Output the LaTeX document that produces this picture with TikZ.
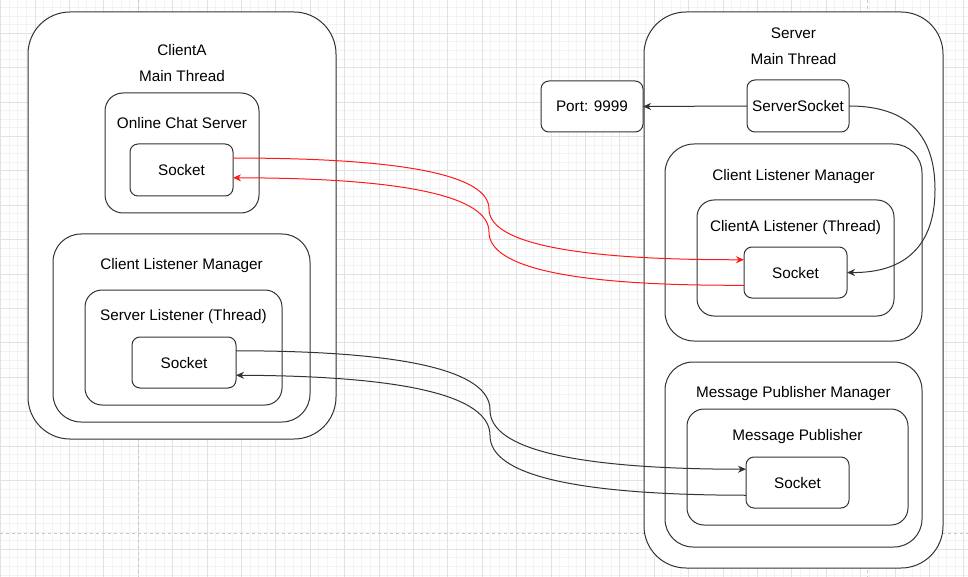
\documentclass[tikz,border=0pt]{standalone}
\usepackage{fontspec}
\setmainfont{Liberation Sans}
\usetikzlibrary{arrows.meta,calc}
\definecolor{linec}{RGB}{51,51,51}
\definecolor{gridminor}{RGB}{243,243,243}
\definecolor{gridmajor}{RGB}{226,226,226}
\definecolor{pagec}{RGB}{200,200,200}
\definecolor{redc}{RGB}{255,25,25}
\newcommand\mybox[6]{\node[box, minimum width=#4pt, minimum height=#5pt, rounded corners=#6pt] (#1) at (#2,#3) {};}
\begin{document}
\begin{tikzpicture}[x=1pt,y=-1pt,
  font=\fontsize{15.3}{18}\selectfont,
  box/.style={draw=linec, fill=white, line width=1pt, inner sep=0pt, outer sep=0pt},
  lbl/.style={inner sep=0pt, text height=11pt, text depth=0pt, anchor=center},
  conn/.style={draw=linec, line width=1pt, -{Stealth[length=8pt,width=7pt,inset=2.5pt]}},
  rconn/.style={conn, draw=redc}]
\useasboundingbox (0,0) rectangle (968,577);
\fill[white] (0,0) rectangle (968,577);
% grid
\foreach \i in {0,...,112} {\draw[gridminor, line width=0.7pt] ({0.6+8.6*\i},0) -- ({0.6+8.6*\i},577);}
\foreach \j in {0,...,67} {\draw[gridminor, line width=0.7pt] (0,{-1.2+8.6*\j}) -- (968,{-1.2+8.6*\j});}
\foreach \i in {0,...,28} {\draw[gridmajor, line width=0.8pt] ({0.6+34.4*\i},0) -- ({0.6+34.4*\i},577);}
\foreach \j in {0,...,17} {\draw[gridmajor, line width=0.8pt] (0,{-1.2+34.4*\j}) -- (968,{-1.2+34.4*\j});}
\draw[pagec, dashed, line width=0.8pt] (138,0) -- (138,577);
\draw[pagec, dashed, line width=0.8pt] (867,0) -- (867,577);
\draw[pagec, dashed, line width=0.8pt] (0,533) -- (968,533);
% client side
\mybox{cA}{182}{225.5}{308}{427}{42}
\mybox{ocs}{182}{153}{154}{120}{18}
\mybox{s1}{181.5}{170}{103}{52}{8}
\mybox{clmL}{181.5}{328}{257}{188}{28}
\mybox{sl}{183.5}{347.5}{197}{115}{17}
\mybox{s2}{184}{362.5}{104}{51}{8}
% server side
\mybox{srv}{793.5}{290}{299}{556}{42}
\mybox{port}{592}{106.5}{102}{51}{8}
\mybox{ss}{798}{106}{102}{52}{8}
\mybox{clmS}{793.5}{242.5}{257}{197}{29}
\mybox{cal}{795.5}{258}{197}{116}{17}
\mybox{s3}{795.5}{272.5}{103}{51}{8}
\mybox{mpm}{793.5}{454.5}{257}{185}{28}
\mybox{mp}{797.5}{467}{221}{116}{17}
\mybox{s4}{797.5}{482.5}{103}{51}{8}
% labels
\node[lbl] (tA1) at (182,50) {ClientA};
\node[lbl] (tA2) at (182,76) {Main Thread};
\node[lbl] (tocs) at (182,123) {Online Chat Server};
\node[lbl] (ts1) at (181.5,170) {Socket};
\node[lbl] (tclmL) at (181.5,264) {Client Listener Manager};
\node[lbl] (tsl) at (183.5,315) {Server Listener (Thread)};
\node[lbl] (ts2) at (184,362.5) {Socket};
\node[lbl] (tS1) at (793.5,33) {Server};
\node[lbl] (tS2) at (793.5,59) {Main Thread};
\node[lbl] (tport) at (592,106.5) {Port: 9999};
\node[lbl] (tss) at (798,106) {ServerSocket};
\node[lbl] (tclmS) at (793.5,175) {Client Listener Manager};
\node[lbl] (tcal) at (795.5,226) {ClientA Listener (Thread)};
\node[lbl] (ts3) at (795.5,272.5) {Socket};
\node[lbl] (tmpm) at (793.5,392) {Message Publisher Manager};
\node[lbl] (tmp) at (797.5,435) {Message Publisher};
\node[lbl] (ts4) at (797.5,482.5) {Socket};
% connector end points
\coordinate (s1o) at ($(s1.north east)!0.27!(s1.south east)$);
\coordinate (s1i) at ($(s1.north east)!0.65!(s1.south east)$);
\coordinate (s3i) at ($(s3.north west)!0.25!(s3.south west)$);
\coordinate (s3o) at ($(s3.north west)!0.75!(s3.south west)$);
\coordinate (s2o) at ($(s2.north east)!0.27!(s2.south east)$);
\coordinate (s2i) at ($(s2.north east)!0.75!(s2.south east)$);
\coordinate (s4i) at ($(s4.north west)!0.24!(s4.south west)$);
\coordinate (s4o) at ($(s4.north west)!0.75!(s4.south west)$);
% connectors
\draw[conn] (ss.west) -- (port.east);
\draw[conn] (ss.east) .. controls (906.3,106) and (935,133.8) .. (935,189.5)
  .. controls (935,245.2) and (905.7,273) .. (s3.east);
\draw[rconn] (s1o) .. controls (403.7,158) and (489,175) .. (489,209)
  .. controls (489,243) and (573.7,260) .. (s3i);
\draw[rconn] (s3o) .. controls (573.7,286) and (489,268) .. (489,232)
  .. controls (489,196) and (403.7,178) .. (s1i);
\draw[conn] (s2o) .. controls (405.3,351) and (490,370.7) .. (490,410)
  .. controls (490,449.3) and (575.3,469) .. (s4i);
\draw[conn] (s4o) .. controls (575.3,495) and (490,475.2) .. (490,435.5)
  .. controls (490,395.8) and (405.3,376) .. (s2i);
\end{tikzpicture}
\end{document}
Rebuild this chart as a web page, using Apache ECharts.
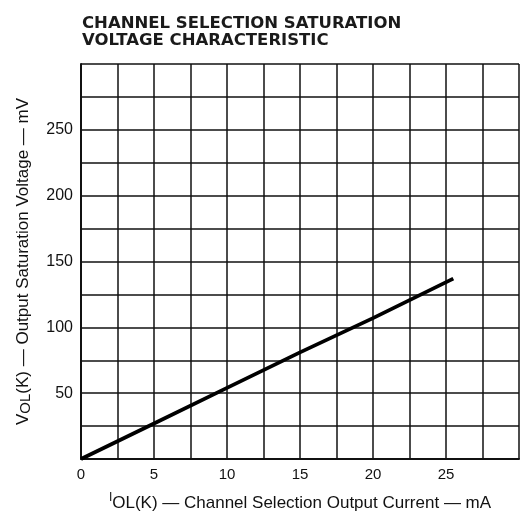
────
Exercise: Retype all the records shown above, character for character. Omit every picture.

Solution for this task:
Output the LaTeX document that produces this picture with TikZ.
\documentclass[tikz,border=0pt]{standalone}
\usepackage{fontspec}
\setmainfont{Liberation Sans}
\usetikzlibrary{arrows.meta,calc}
\definecolor{linec}{RGB}{51,51,51}
\definecolor{gridminor}{RGB}{243,243,243}
\definecolor{gridmajor}{RGB}{226,226,226}
\definecolor{pagec}{RGB}{200,200,200}
\definecolor{redc}{RGB}{255,25,25}
\newcommand\mybox[6]{\node[box, minimum width=#4pt, minimum height=#5pt, rounded corners=#6pt] (#1) at (#2,#3) {};}
\begin{document}
\begin{tikzpicture}[x=1pt,y=-1pt,
  font=\fontsize{15.3}{18}\selectfont,
  box/.style={draw=linec, fill=white, line width=1pt, inner sep=0pt, outer sep=0pt},
  lbl/.style={inner sep=0pt, text height=11pt, text depth=0pt, anchor=center},
  conn/.style={draw=linec, line width=1pt, -{Stealth[length=8pt,width=7pt,inset=2.5pt]}},
  rconn/.style={conn, draw=redc}]
\useasboundingbox (0,0) rectangle (968,577);
\fill[white] (0,0) rectangle (968,577);
% grid
\foreach \i in {0,...,112} {\draw[gridminor, line width=0.7pt] ({0.6+8.6*\i},0) -- ({0.6+8.6*\i},577);}
\foreach \j in {0,...,67} {\draw[gridminor, line width=0.7pt] (0,{-1.2+8.6*\j}) -- (968,{-1.2+8.6*\j});}
\foreach \i in {0,...,28} {\draw[gridmajor, line width=0.8pt] ({0.6+34.4*\i},0) -- ({0.6+34.4*\i},577);}
\foreach \j in {0,...,17} {\draw[gridmajor, line width=0.8pt] (0,{-1.2+34.4*\j}) -- (968,{-1.2+34.4*\j});}
\draw[pagec, dashed, line width=0.8pt] (138,0) -- (138,577);
\draw[pagec, dashed, line width=0.8pt] (867,0) -- (867,577);
\draw[pagec, dashed, line width=0.8pt] (0,533) -- (968,533);
% client side
\mybox{cA}{182}{225.5}{308}{427}{42}
\mybox{ocs}{182}{153}{154}{120}{18}
\mybox{s1}{181.5}{170}{103}{52}{8}
\mybox{clmL}{181.5}{328}{257}{188}{28}
\mybox{sl}{183.5}{347.5}{197}{115}{17}
\mybox{s2}{184}{362.5}{104}{51}{8}
% server side
\mybox{srv}{793.5}{290}{299}{556}{42}
\mybox{port}{592}{106.5}{102}{51}{8}
\mybox{ss}{798}{106}{102}{52}{8}
\mybox{clmS}{793.5}{242.5}{257}{197}{29}
\mybox{cal}{795.5}{258}{197}{116}{17}
\mybox{s3}{795.5}{272.5}{103}{51}{8}
\mybox{mpm}{793.5}{454.5}{257}{185}{28}
\mybox{mp}{797.5}{467}{221}{116}{17}
\mybox{s4}{797.5}{482.5}{103}{51}{8}
% labels
\node[lbl] (tA1) at (182,50) {ClientA};
\node[lbl] (tA2) at (182,76) {Main Thread};
\node[lbl] (tocs) at (182,123) {Online Chat Server};
\node[lbl] (ts1) at (181.5,170) {Socket};
\node[lbl] (tclmL) at (181.5,264) {Client Listener Manager};
\node[lbl] (tsl) at (183.5,315) {Server Listener (Thread)};
\node[lbl] (ts2) at (184,362.5) {Socket};
\node[lbl] (tS1) at (793.5,33) {Server};
\node[lbl] (tS2) at (793.5,59) {Main Thread};
\node[lbl] (tport) at (592,106.5) {Port: 9999};
\node[lbl] (tss) at (798,106) {ServerSocket};
\node[lbl] (tclmS) at (793.5,175) {Client Listener Manager};
\node[lbl] (tcal) at (795.5,226) {ClientA Listener (Thread)};
\node[lbl] (ts3) at (795.5,272.5) {Socket};
\node[lbl] (tmpm) at (793.5,392) {Message Publisher Manager};
\node[lbl] (tmp) at (797.5,435) {Message Publisher};
\node[lbl] (ts4) at (797.5,482.5) {Socket};
% connector end points
\coordinate (s1o) at ($(s1.north east)!0.27!(s1.south east)$);
\coordinate (s1i) at ($(s1.north east)!0.65!(s1.south east)$);
\coordinate (s3i) at ($(s3.north west)!0.25!(s3.south west)$);
\coordinate (s3o) at ($(s3.north west)!0.75!(s3.south west)$);
\coordinate (s2o) at ($(s2.north east)!0.27!(s2.south east)$);
\coordinate (s2i) at ($(s2.north east)!0.75!(s2.south east)$);
\coordinate (s4i) at ($(s4.north west)!0.24!(s4.south west)$);
\coordinate (s4o) at ($(s4.north west)!0.75!(s4.south west)$);
% connectors
\draw[conn] (ss.west) -- (port.east);
\draw[conn] (ss.east) .. controls (906.3,106) and (935,133.8) .. (935,189.5)
  .. controls (935,245.2) and (905.7,273) .. (s3.east);
\draw[rconn] (s1o) .. controls (403.7,158) and (489,175) .. (489,209)
  .. controls (489,243) and (573.7,260) .. (s3i);
\draw[rconn] (s3o) .. controls (573.7,286) and (489,268) .. (489,232)
  .. controls (489,196) and (403.7,178) .. (s1i);
\draw[conn] (s2o) .. controls (405.3,351) and (490,370.7) .. (490,410)
  .. controls (490,449.3) and (575.3,469) .. (s4i);
\draw[conn] (s4o) .. controls (575.3,495) and (490,475.2) .. (490,435.5)
  .. controls (490,395.8) and (405.3,376) .. (s2i);
\end{tikzpicture}
\end{document}
Rebuild this chart as a web page, using Apache ECharts.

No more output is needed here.